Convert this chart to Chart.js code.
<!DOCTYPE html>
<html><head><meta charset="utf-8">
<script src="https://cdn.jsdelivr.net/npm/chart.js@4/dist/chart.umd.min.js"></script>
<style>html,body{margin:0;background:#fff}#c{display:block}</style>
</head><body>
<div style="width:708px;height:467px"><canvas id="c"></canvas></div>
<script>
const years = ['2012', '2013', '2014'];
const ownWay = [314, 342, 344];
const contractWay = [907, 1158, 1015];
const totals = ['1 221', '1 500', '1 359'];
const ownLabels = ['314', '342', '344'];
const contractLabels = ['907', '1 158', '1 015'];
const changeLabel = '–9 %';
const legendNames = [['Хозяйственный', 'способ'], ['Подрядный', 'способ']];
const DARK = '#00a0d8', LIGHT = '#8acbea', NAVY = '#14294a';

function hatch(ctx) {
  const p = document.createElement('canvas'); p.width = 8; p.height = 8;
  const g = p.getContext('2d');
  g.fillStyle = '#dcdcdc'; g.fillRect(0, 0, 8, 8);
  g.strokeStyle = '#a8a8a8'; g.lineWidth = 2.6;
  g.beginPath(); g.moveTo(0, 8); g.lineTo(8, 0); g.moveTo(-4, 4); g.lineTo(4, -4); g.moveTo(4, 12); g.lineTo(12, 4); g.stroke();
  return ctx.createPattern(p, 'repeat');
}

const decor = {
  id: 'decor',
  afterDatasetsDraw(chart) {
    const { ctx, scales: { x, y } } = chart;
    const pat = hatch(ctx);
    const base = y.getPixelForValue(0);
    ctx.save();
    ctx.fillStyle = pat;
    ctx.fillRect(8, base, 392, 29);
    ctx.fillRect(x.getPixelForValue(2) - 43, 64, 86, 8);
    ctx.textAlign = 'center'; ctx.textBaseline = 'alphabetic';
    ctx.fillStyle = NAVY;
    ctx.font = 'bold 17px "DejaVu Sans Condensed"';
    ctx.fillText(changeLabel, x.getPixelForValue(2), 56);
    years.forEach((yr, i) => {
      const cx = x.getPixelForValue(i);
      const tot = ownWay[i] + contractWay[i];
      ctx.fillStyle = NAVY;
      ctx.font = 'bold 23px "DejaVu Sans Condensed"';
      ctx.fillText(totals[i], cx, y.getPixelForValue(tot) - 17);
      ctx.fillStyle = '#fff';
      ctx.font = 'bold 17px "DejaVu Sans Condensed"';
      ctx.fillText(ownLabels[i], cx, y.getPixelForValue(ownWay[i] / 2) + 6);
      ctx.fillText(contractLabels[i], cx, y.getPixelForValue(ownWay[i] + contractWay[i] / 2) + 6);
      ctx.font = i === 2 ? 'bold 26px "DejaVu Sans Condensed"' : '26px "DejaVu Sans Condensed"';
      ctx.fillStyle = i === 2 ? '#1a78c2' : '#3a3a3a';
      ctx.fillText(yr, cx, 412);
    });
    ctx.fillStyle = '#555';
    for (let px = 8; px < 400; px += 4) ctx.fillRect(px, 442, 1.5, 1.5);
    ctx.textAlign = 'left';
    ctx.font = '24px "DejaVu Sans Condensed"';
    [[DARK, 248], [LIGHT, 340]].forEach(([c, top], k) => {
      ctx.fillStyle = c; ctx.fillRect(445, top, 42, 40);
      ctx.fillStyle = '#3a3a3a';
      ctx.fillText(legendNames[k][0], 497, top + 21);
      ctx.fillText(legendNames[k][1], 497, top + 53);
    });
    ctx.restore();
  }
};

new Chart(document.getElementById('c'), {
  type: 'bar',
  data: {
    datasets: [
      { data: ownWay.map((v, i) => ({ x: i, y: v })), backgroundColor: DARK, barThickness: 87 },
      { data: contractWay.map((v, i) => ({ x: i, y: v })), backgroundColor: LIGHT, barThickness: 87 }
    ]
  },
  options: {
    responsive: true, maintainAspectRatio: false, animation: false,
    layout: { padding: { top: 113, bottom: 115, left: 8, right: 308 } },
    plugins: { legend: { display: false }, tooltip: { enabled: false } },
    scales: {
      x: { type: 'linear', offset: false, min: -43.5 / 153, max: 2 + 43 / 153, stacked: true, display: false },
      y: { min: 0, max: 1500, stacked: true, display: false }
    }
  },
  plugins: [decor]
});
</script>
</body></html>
§
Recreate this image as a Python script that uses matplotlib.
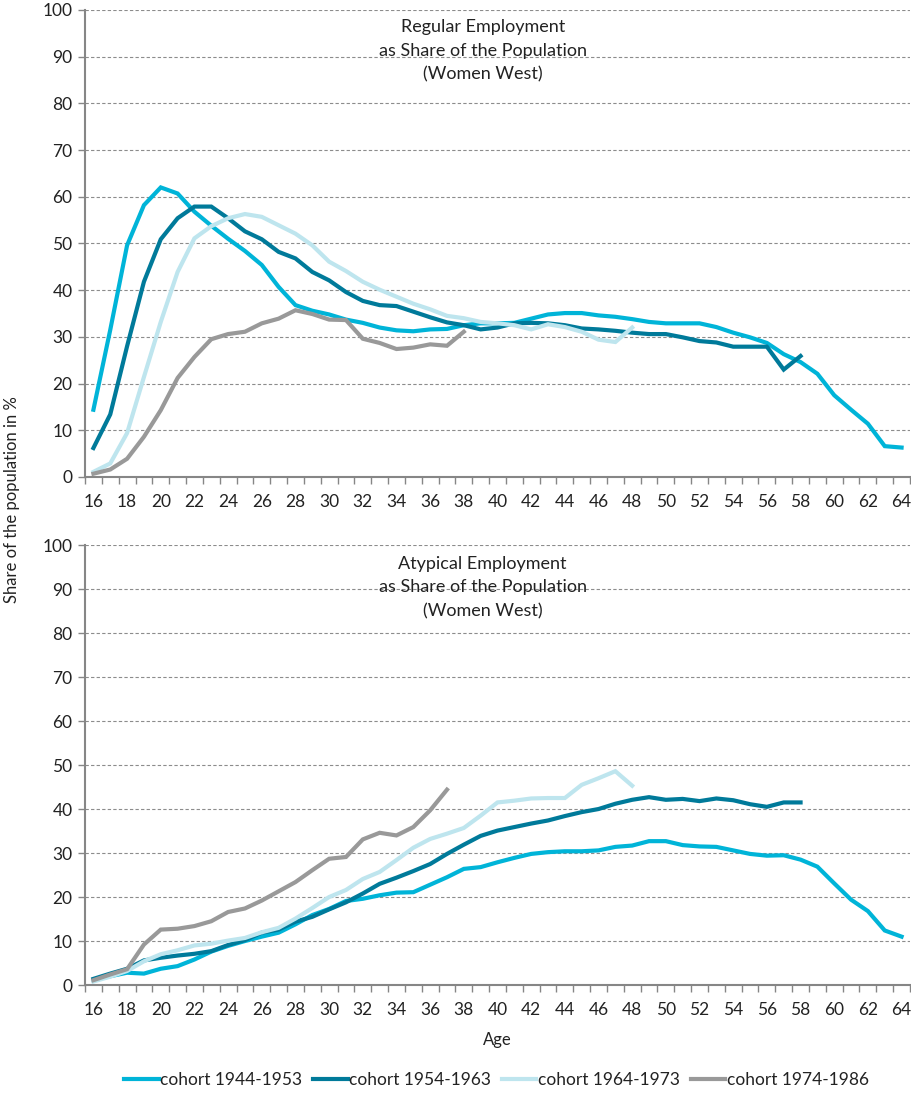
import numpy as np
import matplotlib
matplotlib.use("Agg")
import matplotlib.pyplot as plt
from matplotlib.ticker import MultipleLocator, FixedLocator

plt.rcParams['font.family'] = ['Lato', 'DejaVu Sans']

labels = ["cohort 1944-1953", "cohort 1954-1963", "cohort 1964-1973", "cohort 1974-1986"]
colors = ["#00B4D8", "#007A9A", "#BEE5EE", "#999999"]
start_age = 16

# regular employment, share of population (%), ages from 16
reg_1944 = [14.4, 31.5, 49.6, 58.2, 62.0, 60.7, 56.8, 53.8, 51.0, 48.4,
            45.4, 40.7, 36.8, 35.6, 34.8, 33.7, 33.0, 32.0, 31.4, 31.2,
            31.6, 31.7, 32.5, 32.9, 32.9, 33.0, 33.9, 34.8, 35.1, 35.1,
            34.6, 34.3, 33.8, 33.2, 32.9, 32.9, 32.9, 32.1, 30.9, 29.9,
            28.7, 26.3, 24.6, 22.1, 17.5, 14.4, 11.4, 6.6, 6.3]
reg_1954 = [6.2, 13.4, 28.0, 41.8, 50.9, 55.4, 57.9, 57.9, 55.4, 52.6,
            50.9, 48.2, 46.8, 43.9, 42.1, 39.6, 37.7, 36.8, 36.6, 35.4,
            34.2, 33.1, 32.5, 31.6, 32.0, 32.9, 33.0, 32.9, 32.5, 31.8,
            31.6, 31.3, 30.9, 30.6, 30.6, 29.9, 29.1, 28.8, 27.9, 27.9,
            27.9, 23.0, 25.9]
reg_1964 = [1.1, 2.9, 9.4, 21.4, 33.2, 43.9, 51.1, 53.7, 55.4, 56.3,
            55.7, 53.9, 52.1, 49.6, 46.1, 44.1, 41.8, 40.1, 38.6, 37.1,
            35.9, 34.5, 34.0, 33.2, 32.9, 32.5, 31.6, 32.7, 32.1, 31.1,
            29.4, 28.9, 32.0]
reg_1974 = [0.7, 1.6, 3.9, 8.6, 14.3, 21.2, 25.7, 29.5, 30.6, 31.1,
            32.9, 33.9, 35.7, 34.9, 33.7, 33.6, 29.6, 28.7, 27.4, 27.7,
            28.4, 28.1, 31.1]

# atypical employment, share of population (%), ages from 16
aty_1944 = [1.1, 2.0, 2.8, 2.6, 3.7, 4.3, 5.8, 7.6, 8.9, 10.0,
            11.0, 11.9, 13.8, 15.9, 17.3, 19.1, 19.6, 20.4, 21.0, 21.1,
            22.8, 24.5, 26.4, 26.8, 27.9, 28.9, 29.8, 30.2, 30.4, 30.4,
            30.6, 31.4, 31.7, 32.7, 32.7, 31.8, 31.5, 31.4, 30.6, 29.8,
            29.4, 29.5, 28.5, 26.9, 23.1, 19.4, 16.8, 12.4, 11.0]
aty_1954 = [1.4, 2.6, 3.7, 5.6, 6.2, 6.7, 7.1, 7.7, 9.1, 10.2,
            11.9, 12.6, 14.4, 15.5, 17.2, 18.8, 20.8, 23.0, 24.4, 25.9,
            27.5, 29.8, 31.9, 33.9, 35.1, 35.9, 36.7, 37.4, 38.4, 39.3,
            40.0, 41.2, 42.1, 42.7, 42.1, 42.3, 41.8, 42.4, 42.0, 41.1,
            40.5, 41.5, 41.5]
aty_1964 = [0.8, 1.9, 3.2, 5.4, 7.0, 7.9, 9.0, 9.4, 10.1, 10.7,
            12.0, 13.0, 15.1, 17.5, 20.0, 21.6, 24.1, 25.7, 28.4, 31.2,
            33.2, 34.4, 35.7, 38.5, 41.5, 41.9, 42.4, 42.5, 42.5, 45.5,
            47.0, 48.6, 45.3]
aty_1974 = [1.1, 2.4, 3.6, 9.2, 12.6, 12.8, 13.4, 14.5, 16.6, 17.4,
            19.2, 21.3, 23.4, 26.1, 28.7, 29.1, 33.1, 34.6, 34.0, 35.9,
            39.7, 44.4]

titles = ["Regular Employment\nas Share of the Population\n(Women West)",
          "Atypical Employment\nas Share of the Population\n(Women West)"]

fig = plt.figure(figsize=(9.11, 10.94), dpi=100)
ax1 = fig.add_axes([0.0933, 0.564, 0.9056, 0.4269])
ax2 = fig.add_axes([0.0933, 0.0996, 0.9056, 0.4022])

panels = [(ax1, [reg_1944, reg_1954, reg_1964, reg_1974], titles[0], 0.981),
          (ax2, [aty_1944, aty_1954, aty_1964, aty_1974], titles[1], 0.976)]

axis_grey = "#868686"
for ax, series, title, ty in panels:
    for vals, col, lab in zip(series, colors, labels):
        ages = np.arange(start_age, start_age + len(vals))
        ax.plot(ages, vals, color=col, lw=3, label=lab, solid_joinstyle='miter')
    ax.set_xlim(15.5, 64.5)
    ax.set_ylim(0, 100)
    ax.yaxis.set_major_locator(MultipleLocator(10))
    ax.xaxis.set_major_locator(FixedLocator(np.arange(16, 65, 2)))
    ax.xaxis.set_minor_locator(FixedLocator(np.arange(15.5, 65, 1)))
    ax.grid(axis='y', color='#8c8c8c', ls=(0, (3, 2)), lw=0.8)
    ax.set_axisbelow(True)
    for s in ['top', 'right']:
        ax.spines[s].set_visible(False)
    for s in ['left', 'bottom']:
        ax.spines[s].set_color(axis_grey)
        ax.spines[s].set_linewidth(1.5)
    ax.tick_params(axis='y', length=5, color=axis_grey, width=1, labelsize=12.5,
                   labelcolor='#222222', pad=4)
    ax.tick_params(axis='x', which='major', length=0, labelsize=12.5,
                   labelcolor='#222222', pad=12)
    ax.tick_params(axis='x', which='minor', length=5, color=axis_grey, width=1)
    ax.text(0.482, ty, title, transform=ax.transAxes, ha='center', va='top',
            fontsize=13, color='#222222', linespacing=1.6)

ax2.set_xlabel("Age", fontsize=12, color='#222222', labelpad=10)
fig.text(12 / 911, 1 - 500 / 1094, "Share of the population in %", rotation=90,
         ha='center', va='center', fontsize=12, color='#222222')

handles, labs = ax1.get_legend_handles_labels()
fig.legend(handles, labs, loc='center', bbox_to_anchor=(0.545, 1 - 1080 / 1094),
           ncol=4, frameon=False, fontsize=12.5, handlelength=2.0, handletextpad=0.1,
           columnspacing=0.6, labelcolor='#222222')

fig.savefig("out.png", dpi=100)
§
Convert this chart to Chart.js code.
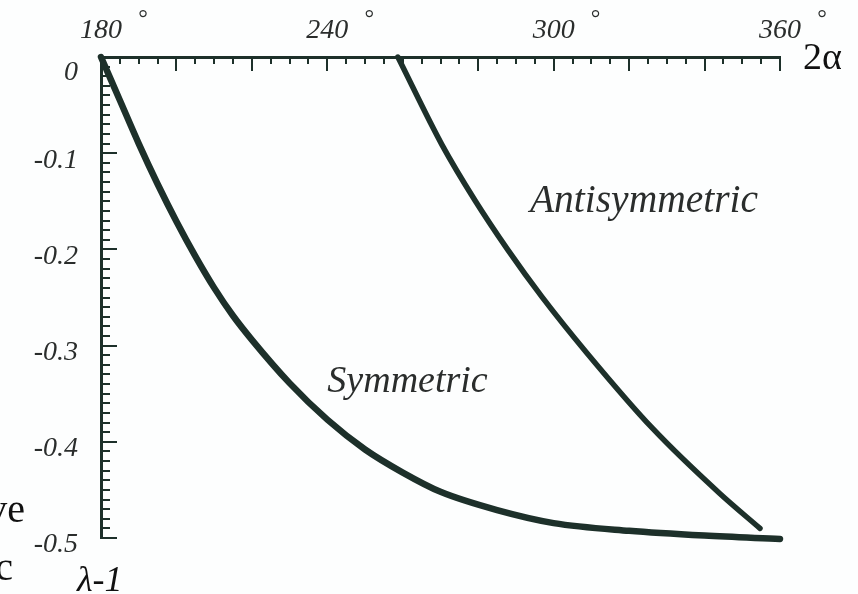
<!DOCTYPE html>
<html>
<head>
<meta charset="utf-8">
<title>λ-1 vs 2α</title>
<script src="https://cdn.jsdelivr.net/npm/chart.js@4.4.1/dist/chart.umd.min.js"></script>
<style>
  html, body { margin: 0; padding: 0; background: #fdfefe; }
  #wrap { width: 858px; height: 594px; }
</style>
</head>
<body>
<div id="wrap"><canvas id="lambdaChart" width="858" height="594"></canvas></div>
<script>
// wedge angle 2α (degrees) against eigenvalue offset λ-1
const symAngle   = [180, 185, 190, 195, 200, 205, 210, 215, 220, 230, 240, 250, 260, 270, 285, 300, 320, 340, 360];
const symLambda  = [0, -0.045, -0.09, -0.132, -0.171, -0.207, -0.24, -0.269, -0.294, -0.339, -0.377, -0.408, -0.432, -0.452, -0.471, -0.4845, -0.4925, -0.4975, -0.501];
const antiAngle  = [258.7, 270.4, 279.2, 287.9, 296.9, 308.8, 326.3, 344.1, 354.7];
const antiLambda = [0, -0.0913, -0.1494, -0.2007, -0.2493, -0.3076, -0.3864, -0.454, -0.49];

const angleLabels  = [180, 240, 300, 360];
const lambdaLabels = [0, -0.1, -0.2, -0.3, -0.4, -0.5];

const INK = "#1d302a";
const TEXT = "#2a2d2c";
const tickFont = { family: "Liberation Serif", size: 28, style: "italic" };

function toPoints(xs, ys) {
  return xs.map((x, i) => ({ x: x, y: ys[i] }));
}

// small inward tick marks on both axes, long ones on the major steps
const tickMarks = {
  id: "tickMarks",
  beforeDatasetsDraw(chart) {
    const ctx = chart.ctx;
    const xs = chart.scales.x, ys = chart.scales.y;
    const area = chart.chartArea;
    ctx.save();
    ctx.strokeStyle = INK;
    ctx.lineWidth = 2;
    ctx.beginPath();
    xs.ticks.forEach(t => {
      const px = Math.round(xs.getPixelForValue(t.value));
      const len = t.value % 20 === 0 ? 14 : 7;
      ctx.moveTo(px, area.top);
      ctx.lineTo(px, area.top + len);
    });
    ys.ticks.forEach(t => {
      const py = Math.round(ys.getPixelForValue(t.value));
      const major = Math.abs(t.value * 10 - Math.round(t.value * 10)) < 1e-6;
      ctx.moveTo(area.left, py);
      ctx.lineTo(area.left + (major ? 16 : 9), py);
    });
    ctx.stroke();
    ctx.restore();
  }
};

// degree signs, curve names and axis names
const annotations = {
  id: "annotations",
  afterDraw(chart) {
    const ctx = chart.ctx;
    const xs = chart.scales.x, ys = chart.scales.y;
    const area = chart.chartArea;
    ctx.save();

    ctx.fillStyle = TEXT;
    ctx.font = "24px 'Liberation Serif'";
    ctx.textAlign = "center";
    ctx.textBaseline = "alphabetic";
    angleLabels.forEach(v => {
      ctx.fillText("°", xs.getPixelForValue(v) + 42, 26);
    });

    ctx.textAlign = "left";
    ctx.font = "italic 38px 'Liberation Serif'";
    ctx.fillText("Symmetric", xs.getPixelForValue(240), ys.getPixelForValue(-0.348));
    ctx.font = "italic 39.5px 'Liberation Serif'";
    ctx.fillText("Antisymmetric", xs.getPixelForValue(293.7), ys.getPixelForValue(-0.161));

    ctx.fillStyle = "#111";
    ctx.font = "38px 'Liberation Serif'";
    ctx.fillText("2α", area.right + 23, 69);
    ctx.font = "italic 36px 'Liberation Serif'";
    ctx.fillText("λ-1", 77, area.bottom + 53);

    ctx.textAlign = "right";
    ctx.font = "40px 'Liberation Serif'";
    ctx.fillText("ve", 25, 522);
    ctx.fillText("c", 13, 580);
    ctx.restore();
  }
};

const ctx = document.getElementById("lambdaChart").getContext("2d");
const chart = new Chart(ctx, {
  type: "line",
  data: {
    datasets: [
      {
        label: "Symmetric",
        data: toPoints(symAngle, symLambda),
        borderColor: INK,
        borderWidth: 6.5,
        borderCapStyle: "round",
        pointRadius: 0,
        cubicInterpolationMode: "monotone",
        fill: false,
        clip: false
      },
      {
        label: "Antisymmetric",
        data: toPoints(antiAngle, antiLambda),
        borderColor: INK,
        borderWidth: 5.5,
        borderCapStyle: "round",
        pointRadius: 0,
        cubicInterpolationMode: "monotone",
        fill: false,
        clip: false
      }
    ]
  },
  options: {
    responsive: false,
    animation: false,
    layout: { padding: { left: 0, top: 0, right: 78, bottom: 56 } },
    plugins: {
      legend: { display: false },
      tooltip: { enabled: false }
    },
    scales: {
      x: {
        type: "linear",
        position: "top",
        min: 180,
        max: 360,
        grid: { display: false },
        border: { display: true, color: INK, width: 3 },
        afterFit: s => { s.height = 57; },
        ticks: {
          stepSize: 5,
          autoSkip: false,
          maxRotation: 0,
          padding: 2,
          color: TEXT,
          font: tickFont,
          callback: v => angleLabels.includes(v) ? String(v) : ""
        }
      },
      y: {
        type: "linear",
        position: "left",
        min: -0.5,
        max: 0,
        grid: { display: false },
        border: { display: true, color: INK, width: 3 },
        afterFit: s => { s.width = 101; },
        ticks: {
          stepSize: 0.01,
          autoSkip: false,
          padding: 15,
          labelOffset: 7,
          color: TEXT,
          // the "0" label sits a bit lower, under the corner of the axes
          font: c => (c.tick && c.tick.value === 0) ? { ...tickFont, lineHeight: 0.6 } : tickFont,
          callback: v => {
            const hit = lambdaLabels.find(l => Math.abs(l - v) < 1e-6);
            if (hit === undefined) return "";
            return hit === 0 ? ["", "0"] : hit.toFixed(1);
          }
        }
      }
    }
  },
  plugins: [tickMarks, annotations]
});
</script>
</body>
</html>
§
• Problem to solve
Give back, unchanged, each line from the one containing "Recreate this image" through the one containing "start_age = 16". Pictures are to be left out.

• Answer for this exercise
Recreate this image as a Python script that uses matplotlib.
import numpy as np
import matplotlib
matplotlib.use("Agg")
import matplotlib.pyplot as plt
from matplotlib.ticker import MultipleLocator, FixedLocator

plt.rcParams['font.family'] = ['Lato', 'DejaVu Sans']

labels = ["cohort 1944-1953", "cohort 1954-1963", "cohort 1964-1973", "cohort 1974-1986"]
colors = ["#00B4D8", "#007A9A", "#BEE5EE", "#999999"]
start_age = 16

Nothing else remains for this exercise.